Nel 2019 l’Inapp (Istituto Nazionale per l’Analisi delle Politiche Pubbliche) aveva calcolato che l’introduzione del salario minimo a 9 euro lordi comporterebbe un costo per le imprese italiane di 6,7 miliardi di euro. La soglia individuata in realtà è più bassa dei minimi previsti dalla maggior parte dei contratti collettivi nazionali. Per alcune tipologie di lavoratori però il discorso è differente. L’Osservatorio Domina sul lavoro domestico ha misurato l’impatto che un simile provvedimento avrebbe sul bilancio familiare di un pensionato o di una famiglia italiana tipo, confrontando lo scenario attuale e quello (ipotetico) con l’introduzione del salario minimo.
Oltre il 60% degli anziani ha un reddito complessivo al di sotto dei 20mila euro annui, ovvero di circa 14.600 euro annui spendibili (al netto delle tasse), e oltre un quarto al di sotto dei 10mila euro. L’introduzione del salario minimo raddoppierà di fatto, con un aumento effettivo del 91,5%, il costo per l’assunzione di una badan- te a tempo pieno convivente: il contratto da 54 ore passerebbe dagli attuali 16mila a 32mila euro lordi l’anno. Aumenti del 41,1% nei casi di una badante assunta part-time, cioè 25 ore settimana (da 10 a 14mila euro lordi) e del 27,8% per una assunta per 40 ore e non convivente (da 18 a 23mila euro). Secondo un’indagine dell’Istat le persone sole con almeno 65 anni spendono mediamente 1.338 euro al mese, principalmente per cibo, vestiario ed utenze.

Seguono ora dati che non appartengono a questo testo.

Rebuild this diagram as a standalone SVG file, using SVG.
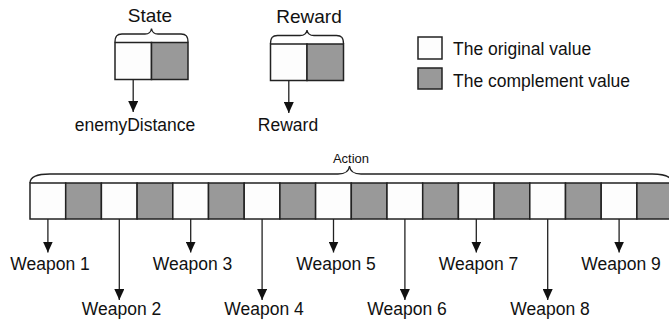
<svg xmlns="http://www.w3.org/2000/svg" width="669" height="325" viewBox="0 0 669 325">
<defs>
<style>
.w{fill:#fdfdfd;stroke:#222;stroke-width:1.5}
.g{fill:#999;stroke:#222;stroke-width:1.5}
.br{fill:none;stroke:#222;stroke-width:1.3}
.ln{stroke:#222;stroke-width:1.3;fill:none;marker-end:url(#ah)}
text{font-family:"Liberation Sans",Arial,sans-serif;fill:#111}
.t{font-size:17.5px}
.h{font-size:19px}
.s{font-size:13px}
.m{text-anchor:middle}
</style>
<marker id="ah" markerUnits="userSpaceOnUse" markerWidth="10" markerHeight="12" viewBox="0 0 10 12" refX="5" refY="11" orient="0">
<path d="M0,0 L10,0 L5,11 Z" fill="#111"/>
</marker>
</defs>
<rect width="669" height="325" fill="#fff"/>

<g id="state">
<text class="h m" x="150" y="22">State</text>
<path class="br" d="M115,42.5 C115,36 117,34 122,34 L145,34 C149,34 151,32 151.5,28.5 C152,32 154,34 158,34 L181,34 C186,34 188,36 188,42.5"/>
<rect class="w" x="115" y="42.5" width="36.5" height="37"/>
<rect class="g" x="151.5" y="42.5" width="36.5" height="37"/>
</g>

<g id="reward">
<text class="h m" x="309" y="22.5">Reward</text>
<path class="br" d="M270.5,44 C270.5,37.5 272.5,35.5 277.5,35.5 L300,35.5 C304,35.5 306.5,33.5 307,30 C307.5,33.5 310,35.5 314,35.5 L336.5,35.5 C341.5,35.5 343.5,37.5 343.5,44"/>
<rect class="w" x="270.5" y="44" width="36.5" height="36.5"/>
<rect class="g" x="307" y="44" width="36.5" height="36.5"/>
</g>

<g id="legend">
<rect class="w" x="418" y="37" width="24" height="22"/>
<text class="t" x="453" y="55">The original value</text>
<rect class="g" x="418" y="68" width="24" height="21"/>
<text class="t" x="453" y="86.5">The complement value</text>
</g>

<g id="action">
<text class="s m" x="351" y="163">Action</text>
<path class="br" d="M30,183 C30,177 36,174 50,174 L338,174 C345,174 349,171 349.5,166 C350,171 354,174 361,174 L652,174 C666,174 672,177 672,183"/>
<rect class="w" x="30" y="183" width="35.7" height="36"/>
<rect class="g" x="65.7" y="183" width="35.7" height="36"/>
<rect class="w" x="101.4" y="183" width="35.7" height="36"/>
<rect class="g" x="137.1" y="183" width="35.7" height="36"/>
<rect class="w" x="172.8" y="183" width="35.7" height="36"/>
<rect class="g" x="208.5" y="183" width="35.7" height="36"/>
<rect class="w" x="244.2" y="183" width="35.7" height="36"/>
<rect class="g" x="279.9" y="183" width="35.7" height="36"/>
<rect class="w" x="315.6" y="183" width="35.7" height="36"/>
<rect class="g" x="351.3" y="183" width="35.7" height="36"/>
<rect class="w" x="387" y="183" width="35.7" height="36"/>
<rect class="g" x="422.7" y="183" width="35.7" height="36"/>
<rect class="w" x="458.4" y="183" width="35.7" height="36"/>
<rect class="g" x="494.1" y="183" width="35.7" height="36"/>
<rect class="w" x="529.8" y="183" width="35.7" height="36"/>
<rect class="g" x="565.5" y="183" width="35.7" height="36"/>
<rect class="w" x="601.2" y="183" width="35.7" height="36"/>
<rect class="g" x="636.9" y="183" width="35.7" height="36"/>
</g>

<g id="labels">
<text class="t m" x="135" y="131">enemyDistance</text>
<text class="t m" x="288" y="131">Reward</text>
<text class="t m" x="50" y="270">Weapon 1</text>
<text class="t m" x="121.5" y="315">Weapon 2</text>
<text class="t m" x="192.5" y="270">Weapon 3</text>
<text class="t m" x="264" y="315">Weapon 4</text>
<text class="t m" x="336" y="270">Weapon 5</text>
<text class="t m" x="407" y="315">Weapon 6</text>
<text class="t m" x="478.5" y="270">Weapon 7</text>
<text class="t m" x="550" y="315">Weapon 8</text>
<text class="t m" x="621" y="270">Weapon 9</text>
</g>

<g id="connectors">
<path class="ln" d="M133.2,79.5 V112"/>
<path class="ln" d="M288.8,80.5 V113"/>
<path class="ln" d="M47.9,219 V252.5"/>
<path class="ln" d="M119.3,219 V300"/>
<path class="ln" d="M190.7,219 V252.5"/>
<path class="ln" d="M262.1,219 V300"/>
<path class="ln" d="M333.5,219 V252.5"/>
<path class="ln" d="M404.9,219 V300"/>
<path class="ln" d="M476.3,219 V252.5"/>
<path class="ln" d="M547.7,219 V300"/>
<path class="ln" d="M619.1,219 V252.5"/>
</g>
</svg>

A conti fatti su quasi 14 milioni di pensionati solo una piccola parte può permettersi un’assistenza continuativa con il solo reddito da pensione (circa il 10%). Con l’introduzione del salario minimo questa percentuale si ridurrebbe al 2,2%, rendendo necessario l’intervento dei familiari (generalmente i figli) o l’utilizzo di risparmi. Per Lorenzo Gasparrini, segretario generale di Domina, il costo medio di un’assistente alla persona già oggi non è sostenibile per la maggior parte dei pensionati italiani, che quindi devono essere sostenuti dai figli o attingere ai risparmi. L’introduzione del “salario minimo” anche per i lavoratori domestici renderebbe di fatto impossibile questa spesa per le famiglie italiane, alimentando inevitabilmente il lavoro nero. Considerando che già oggi il lavoro domestico registra il 57% di irregolarità, l’obiettivo dovrebbe essere quello di ridurre gli oneri per le famiglie, non aumentarli.